Friday, July 2, 2010

Four things Chicago should do when its handgun ban expires--but won't

Four things Chicago should do when its handgun ban expires--but won't

Over at the Chicago Gun Rights Examiner (Motto: Back and mostly almost as good as ever!) I cast pearls before swine and offered the Chicago City Council four pieces of free advice about what they should do to cope with the loss of the nearly late and completely unlamented handgun ban:

1. Take a deep, calming breath and slow down.
2. Invite Mayor Daley to contemplate the power of silent contemplation.
3. Try to remember how we got into this mess in the first place and don't do that.
4. Try to owe Alan Gura and David Sigale as little taxpayer money as possible when it's all over.
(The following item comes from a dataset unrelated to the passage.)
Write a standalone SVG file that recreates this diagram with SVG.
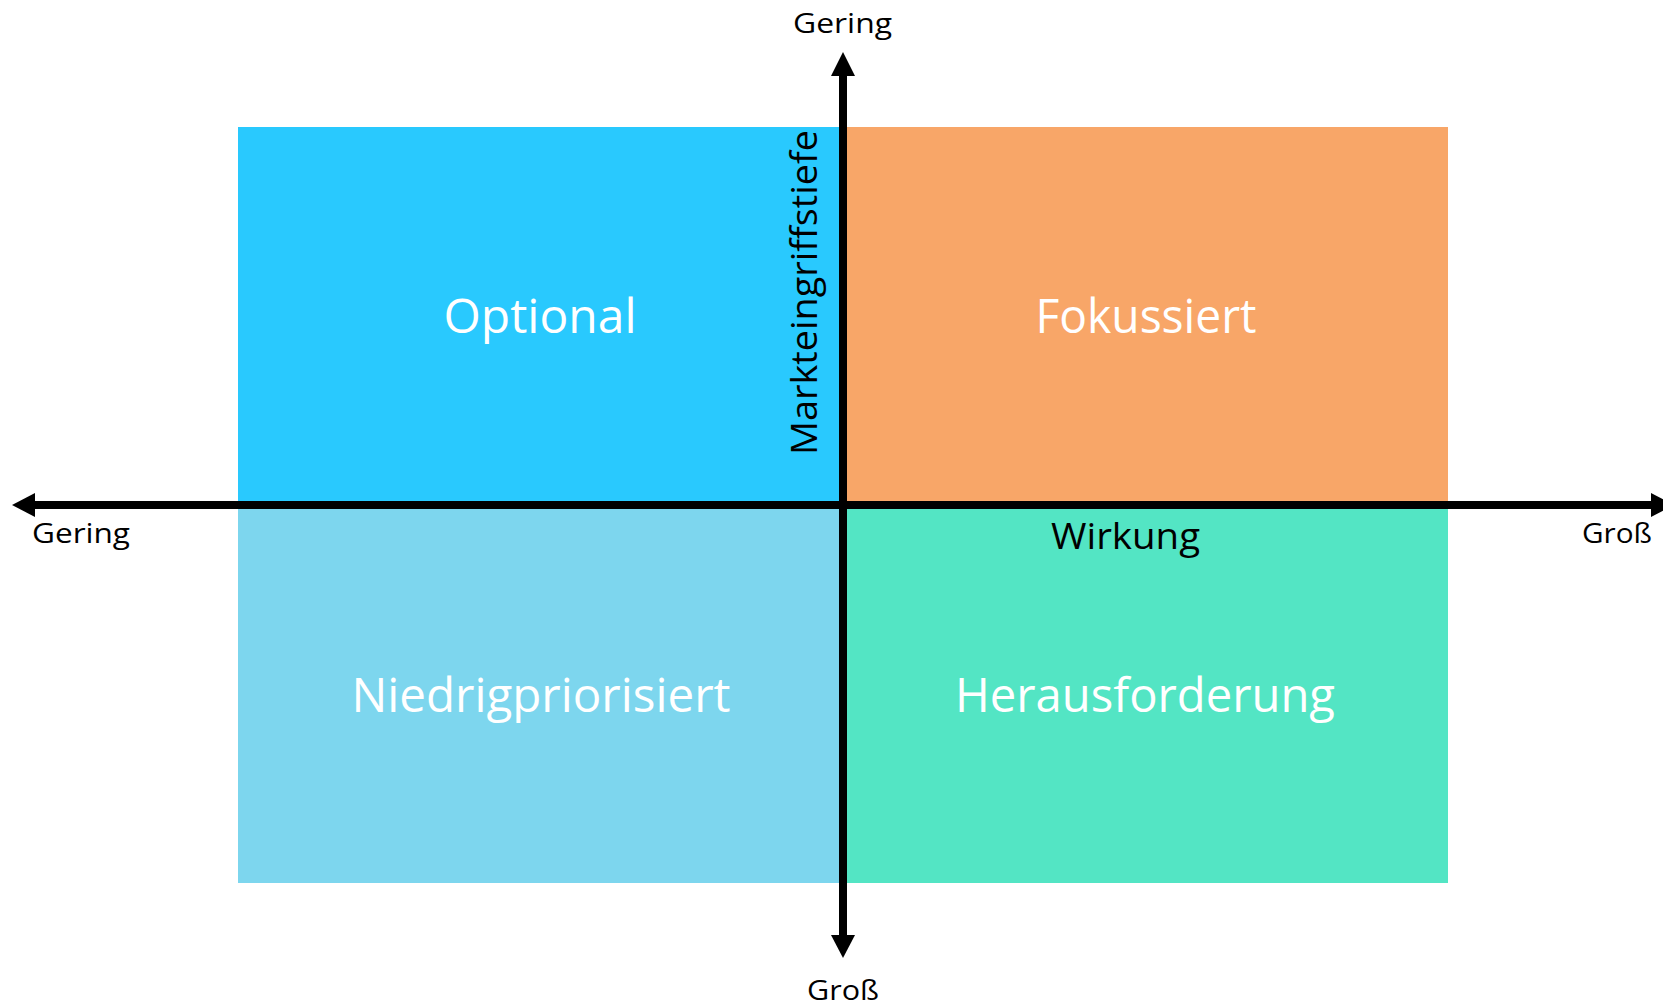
<svg xmlns="http://www.w3.org/2000/svg" width="1663" height="1008" viewBox="0 0 1663 1008">
<style>
text{font-family:"Open Sans","Noto Sans","Liberation Sans",sans-serif}
.q{fill:#ffffff;font-size:48px;text-anchor:middle}
.lab{fill:#000000;font-size:28px}
.ax{stroke:#000000;stroke-width:8;fill:none}
.head{fill:#000000}
</style>
<rect width="1663" height="1008" fill="#ffffff"/>
<g id="optional">
<rect x="238" y="127" width="605" height="378" fill="#29C9FE"/>
<text class="q" x="540" y="333" textLength="193" lengthAdjust="spacingAndGlyphs">Optional</text>
</g>
<g id="fokussiert">
<rect x="843" y="127" width="605" height="378" fill="#F8A668"/>
<text class="q" x="1146" y="333" textLength="221" lengthAdjust="spacingAndGlyphs">Fokussiert</text>
</g>
<g id="niedrigpriorisiert">
<rect x="238" y="505" width="605" height="378" fill="#7DD6EE"/>
<text class="q" x="541" y="712" textLength="379" lengthAdjust="spacingAndGlyphs">Niedrigpriorisiert</text>
</g>
<g id="herausforderung">
<rect x="843" y="505" width="605" height="378" fill="#53E5C4"/>
<text class="q" x="1145" y="712" textLength="380" lengthAdjust="spacingAndGlyphs">Herausforderung</text>
</g>
<g id="connectors">
<line class="ax" x1="35" y1="505" x2="1651" y2="505"/>
<polygon class="head" points="12,505 35,493 35,517"/>
<polygon class="head" points="1674,505 1651,493 1651,517"/>
<line class="ax" x1="843" y1="76" x2="843" y2="935"/>
<polygon class="head" points="843,52 831,76 855,76"/>
<polygon class="head" points="843,958 831,935 855,935"/>
</g>
<g id="labels">
<text class="lab" x="793" y="33" textLength="99" lengthAdjust="spacingAndGlyphs">Gering</text>
<text class="lab" x="32" y="543" textLength="98" lengthAdjust="spacingAndGlyphs">Gering</text>
<text class="lab" x="1582" y="543" textLength="70" lengthAdjust="spacingAndGlyphs">Groß</text>
<text class="lab" x="807" y="1000" textLength="72" lengthAdjust="spacingAndGlyphs">Groß</text>
<text class="lab" x="1051" y="549" style="font-size:36px" textLength="149" lengthAdjust="spacingAndGlyphs">Wirkung</text>
<text class="lab" transform="translate(817,455) rotate(-90)" x="0" y="0" style="font-size:37px" textLength="325" lengthAdjust="spacingAndGlyphs">Markteingriffstiefe</text>
</g>
</svg>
As I hit publish, however, WLS reported that the council had just approved Mayor Daley's new package of gun restrictions designed to do the opposite of all four.

Oh, well.

3 comments:

The Autonomous Thinker said...

It's all part of Daley's strategy. Bankrupt his subjects so he can blame the gun industry and gun lobby for the crime AND the budget.

bogie said...

It's easy, really... Boycott Chicago.

I mean, hey, works for California and Arizona, right? Or at least gets headlines... I wonder how well Chicago would do if downstate quit sending them stuff like... oh... food?

Don said...

Thinker, if that's the strategy (you're not the Second City Cop, are you?) then it's working so far. The estimated budget deficits (not total debt, just this year's deficits) are $520 million for the city's budget and over $700 million for the Chicago schools, which are figured separately. That's $1.22 billion with a "b" by my math, and they continue to throw away money on this while declaring that there's no money for police officers or much of anything else.

And even all that is only kept spinning because Daley keeps making deals to sell off city assets for these one-time cash infusions. But when he sold the rights to the parking meters, for instance, he got $1.1 billion, which'll be gone before anyone has time to blink. Then the city will have to get along without the parking revenue those meters bring in, not to mention the fact that Daley apparently sold the rights to a subsidiary of S.P.E.C.T.R.E Worldwide Evil Holding Corporation determined to provoke an armed revolution from Chicago drivers.